• What is needed: Keep the pictures out of the copy and print all the entries below exactly.

• Records:
————————

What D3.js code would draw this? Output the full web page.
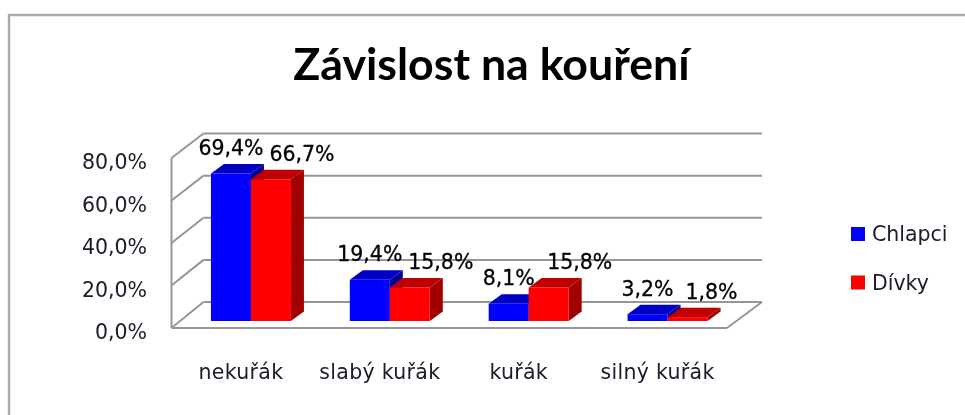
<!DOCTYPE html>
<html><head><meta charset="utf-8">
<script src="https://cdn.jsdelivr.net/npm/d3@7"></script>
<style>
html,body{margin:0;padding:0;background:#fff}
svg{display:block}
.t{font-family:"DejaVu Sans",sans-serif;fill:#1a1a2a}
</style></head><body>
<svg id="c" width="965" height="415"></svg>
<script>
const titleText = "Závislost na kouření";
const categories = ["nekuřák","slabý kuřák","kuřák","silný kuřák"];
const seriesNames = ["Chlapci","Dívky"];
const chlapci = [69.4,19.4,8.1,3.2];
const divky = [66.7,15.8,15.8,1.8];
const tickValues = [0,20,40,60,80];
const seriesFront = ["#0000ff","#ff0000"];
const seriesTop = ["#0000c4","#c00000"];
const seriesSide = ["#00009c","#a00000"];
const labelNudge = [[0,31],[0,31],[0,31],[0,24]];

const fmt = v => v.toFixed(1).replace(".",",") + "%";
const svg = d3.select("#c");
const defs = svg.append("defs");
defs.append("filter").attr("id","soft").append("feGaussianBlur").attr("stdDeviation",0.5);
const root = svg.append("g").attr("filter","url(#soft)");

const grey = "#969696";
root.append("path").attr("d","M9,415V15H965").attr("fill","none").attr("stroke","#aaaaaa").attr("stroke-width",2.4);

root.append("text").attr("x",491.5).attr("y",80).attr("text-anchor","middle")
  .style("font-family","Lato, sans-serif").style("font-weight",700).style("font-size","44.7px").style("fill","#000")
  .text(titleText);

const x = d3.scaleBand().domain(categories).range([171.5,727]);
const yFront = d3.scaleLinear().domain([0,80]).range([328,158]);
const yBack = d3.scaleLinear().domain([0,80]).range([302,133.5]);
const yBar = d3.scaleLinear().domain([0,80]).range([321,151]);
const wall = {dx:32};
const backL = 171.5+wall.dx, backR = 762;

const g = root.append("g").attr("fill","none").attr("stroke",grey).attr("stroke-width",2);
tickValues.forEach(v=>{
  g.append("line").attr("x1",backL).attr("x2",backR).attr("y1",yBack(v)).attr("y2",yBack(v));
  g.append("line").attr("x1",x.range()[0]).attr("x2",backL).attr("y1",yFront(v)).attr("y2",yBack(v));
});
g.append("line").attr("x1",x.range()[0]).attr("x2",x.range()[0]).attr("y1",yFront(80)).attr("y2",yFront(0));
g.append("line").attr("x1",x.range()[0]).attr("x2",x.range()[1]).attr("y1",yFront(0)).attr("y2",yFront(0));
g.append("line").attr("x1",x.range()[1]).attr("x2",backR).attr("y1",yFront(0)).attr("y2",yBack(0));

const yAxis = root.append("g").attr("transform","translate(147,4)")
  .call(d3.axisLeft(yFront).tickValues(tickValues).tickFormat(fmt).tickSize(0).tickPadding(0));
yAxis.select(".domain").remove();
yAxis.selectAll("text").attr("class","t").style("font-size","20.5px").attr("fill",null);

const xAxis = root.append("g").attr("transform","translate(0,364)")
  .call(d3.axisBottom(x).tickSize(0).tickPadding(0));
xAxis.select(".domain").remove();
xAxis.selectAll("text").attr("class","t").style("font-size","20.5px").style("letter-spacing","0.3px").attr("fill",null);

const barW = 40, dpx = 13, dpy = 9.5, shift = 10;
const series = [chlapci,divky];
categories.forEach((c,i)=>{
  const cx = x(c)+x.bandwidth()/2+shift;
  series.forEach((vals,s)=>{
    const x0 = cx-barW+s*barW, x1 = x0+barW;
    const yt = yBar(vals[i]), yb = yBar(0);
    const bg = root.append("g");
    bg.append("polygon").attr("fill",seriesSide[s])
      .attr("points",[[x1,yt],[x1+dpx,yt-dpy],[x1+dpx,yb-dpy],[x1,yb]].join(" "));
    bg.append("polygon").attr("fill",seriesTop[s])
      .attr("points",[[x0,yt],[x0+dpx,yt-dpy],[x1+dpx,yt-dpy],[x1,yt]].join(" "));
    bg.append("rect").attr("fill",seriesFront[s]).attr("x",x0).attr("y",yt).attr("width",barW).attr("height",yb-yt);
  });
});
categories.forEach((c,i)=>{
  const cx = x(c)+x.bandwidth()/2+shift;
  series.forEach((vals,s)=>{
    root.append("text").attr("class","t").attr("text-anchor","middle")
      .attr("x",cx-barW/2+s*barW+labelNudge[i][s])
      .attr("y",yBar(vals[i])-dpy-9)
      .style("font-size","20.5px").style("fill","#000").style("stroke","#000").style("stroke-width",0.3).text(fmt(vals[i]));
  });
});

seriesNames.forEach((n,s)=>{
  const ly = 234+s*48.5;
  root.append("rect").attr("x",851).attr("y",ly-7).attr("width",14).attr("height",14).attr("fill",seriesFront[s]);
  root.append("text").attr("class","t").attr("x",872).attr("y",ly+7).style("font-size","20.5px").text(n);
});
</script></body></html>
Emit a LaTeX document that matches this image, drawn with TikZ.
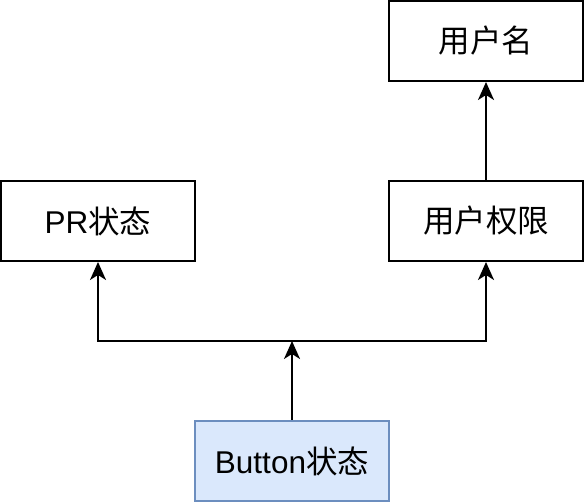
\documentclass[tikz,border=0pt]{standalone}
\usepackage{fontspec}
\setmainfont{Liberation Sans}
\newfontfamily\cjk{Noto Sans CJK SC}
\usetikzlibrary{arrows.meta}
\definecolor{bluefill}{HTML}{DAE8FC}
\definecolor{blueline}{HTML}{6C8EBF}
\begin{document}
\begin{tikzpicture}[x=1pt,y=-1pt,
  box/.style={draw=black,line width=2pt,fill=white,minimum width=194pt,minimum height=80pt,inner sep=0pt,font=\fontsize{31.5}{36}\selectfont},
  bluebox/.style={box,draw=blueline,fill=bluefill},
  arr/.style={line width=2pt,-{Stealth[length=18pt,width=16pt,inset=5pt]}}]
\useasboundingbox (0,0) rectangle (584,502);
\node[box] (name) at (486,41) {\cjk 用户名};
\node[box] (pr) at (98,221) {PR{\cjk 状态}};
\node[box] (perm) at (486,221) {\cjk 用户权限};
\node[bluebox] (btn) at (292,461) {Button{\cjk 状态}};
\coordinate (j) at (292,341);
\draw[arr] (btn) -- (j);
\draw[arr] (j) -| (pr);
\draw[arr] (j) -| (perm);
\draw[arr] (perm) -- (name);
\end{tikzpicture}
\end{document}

————————

• Solution for this exercise:
What D3.js code would draw this? Output the full web page.
<!DOCTYPE html>
<html><head><meta charset="utf-8">
<script src="https://cdn.jsdelivr.net/npm/d3@7"></script>
<style>
html,body{margin:0;padding:0;background:#fff}
svg{display:block}
.t{font-family:"DejaVu Sans",sans-serif;fill:#1a1a2a}
</style></head><body>
<svg id="c" width="965" height="415"></svg>
<script>
const titleText = "Závislost na kouření";
const categories = ["nekuřák","slabý kuřák","kuřák","silný kuřák"];
const seriesNames = ["Chlapci","Dívky"];
const chlapci = [69.4,19.4,8.1,3.2];
const divky = [66.7,15.8,15.8,1.8];
const tickValues = [0,20,40,60,80];
const seriesFront = ["#0000ff","#ff0000"];
const seriesTop = ["#0000c4","#c00000"];
const seriesSide = ["#00009c","#a00000"];
const labelNudge = [[0,31],[0,31],[0,31],[0,24]];

const fmt = v => v.toFixed(1).replace(".",",") + "%";
const svg = d3.select("#c");
const defs = svg.append("defs");
defs.append("filter").attr("id","soft").append("feGaussianBlur").attr("stdDeviation",0.5);
const root = svg.append("g").attr("filter","url(#soft)");

const grey = "#969696";
root.append("path").attr("d","M9,415V15H965").attr("fill","none").attr("stroke","#aaaaaa").attr("stroke-width",2.4);

root.append("text").attr("x",491.5).attr("y",80).attr("text-anchor","middle")
  .style("font-family","Lato, sans-serif").style("font-weight",700).style("font-size","44.7px").style("fill","#000")
  .text(titleText);

const x = d3.scaleBand().domain(categories).range([171.5,727]);
const yFront = d3.scaleLinear().domain([0,80]).range([328,158]);
const yBack = d3.scaleLinear().domain([0,80]).range([302,133.5]);
const yBar = d3.scaleLinear().domain([0,80]).range([321,151]);
const wall = {dx:32};
const backL = 171.5+wall.dx, backR = 762;

const g = root.append("g").attr("fill","none").attr("stroke",grey).attr("stroke-width",2);
tickValues.forEach(v=>{
  g.append("line").attr("x1",backL).attr("x2",backR).attr("y1",yBack(v)).attr("y2",yBack(v));
  g.append("line").attr("x1",x.range()[0]).attr("x2",backL).attr("y1",yFront(v)).attr("y2",yBack(v));
});
g.append("line").attr("x1",x.range()[0]).attr("x2",x.range()[0]).attr("y1",yFront(80)).attr("y2",yFront(0));
g.append("line").attr("x1",x.range()[0]).attr("x2",x.range()[1]).attr("y1",yFront(0)).attr("y2",yFront(0));
g.append("line").attr("x1",x.range()[1]).attr("x2",backR).attr("y1",yFront(0)).attr("y2",yBack(0));

const yAxis = root.append("g").attr("transform","translate(147,4)")
  .call(d3.axisLeft(yFront).tickValues(tickValues).tickFormat(fmt).tickSize(0).tickPadding(0));
yAxis.select(".domain").remove();
yAxis.selectAll("text").attr("class","t").style("font-size","20.5px").attr("fill",null);

const xAxis = root.append("g").attr("transform","translate(0,364)")
  .call(d3.axisBottom(x).tickSize(0).tickPadding(0));
xAxis.select(".domain").remove();
xAxis.selectAll("text").attr("class","t").style("font-size","20.5px").style("letter-spacing","0.3px").attr("fill",null);

const barW = 40, dpx = 13, dpy = 9.5, shift = 10;
const series = [chlapci,divky];
categories.forEach((c,i)=>{
  const cx = x(c)+x.bandwidth()/2+shift;
  series.forEach((vals,s)=>{
    const x0 = cx-barW+s*barW, x1 = x0+barW;
    const yt = yBar(vals[i]), yb = yBar(0);
    const bg = root.append("g");
    bg.append("polygon").attr("fill",seriesSide[s])
      .attr("points",[[x1,yt],[x1+dpx,yt-dpy],[x1+dpx,yb-dpy],[x1,yb]].join(" "));
    bg.append("polygon").attr("fill",seriesTop[s])
      .attr("points",[[x0,yt],[x0+dpx,yt-dpy],[x1+dpx,yt-dpy],[x1,yt]].join(" "));
    bg.append("rect").attr("fill",seriesFront[s]).attr("x",x0).attr("y",yt).attr("width",barW).attr("height",yb-yt);
  });
});
categories.forEach((c,i)=>{
  const cx = x(c)+x.bandwidth()/2+shift;
  series.forEach((vals,s)=>{
    root.append("text").attr("class","t").attr("text-anchor","middle")
      .attr("x",cx-barW/2+s*barW+labelNudge[i][s])
      .attr("y",yBar(vals[i])-dpy-9)
      .style("font-size","20.5px").style("fill","#000").style("stroke","#000").style("stroke-width",0.3).text(fmt(vals[i]));
  });
});

seriesNames.forEach((n,s)=>{
  const ly = 234+s*48.5;
  root.append("rect").attr("x",851).attr("y",ly-7).attr("width",14).attr("height",14).attr("fill",seriesFront[s]);
  root.append("text").attr("class","t").attr("x",872).attr("y",ly+7).style("font-size","20.5px").text(n);
});
</script></body></html>
Emit a LaTeX document that matches this image, drawn with TikZ.
\documentclass[tikz,border=0pt]{standalone}
\usepackage{fontspec}
\setmainfont{Liberation Sans}
\newfontfamily\cjk{Noto Sans CJK SC}
\usetikzlibrary{arrows.meta}
\definecolor{bluefill}{HTML}{DAE8FC}
\definecolor{blueline}{HTML}{6C8EBF}
\begin{document}
\begin{tikzpicture}[x=1pt,y=-1pt,
  box/.style={draw=black,line width=2pt,fill=white,minimum width=194pt,minimum height=80pt,inner sep=0pt,font=\fontsize{31.5}{36}\selectfont},
  bluebox/.style={box,draw=blueline,fill=bluefill},
  arr/.style={line width=2pt,-{Stealth[length=18pt,width=16pt,inset=5pt]}}]
\useasboundingbox (0,0) rectangle (584,502);
\node[box] (name) at (486,41) {\cjk 用户名};
\node[box] (pr) at (98,221) {PR{\cjk 状态}};
\node[box] (perm) at (486,221) {\cjk 用户权限};
\node[bluebox] (btn) at (292,461) {Button{\cjk 状态}};
\coordinate (j) at (292,341);
\draw[arr] (btn) -- (j);
\draw[arr] (j) -| (pr);
\draw[arr] (j) -| (perm);
\draw[arr] (perm) -- (name);
\end{tikzpicture}
\end{document}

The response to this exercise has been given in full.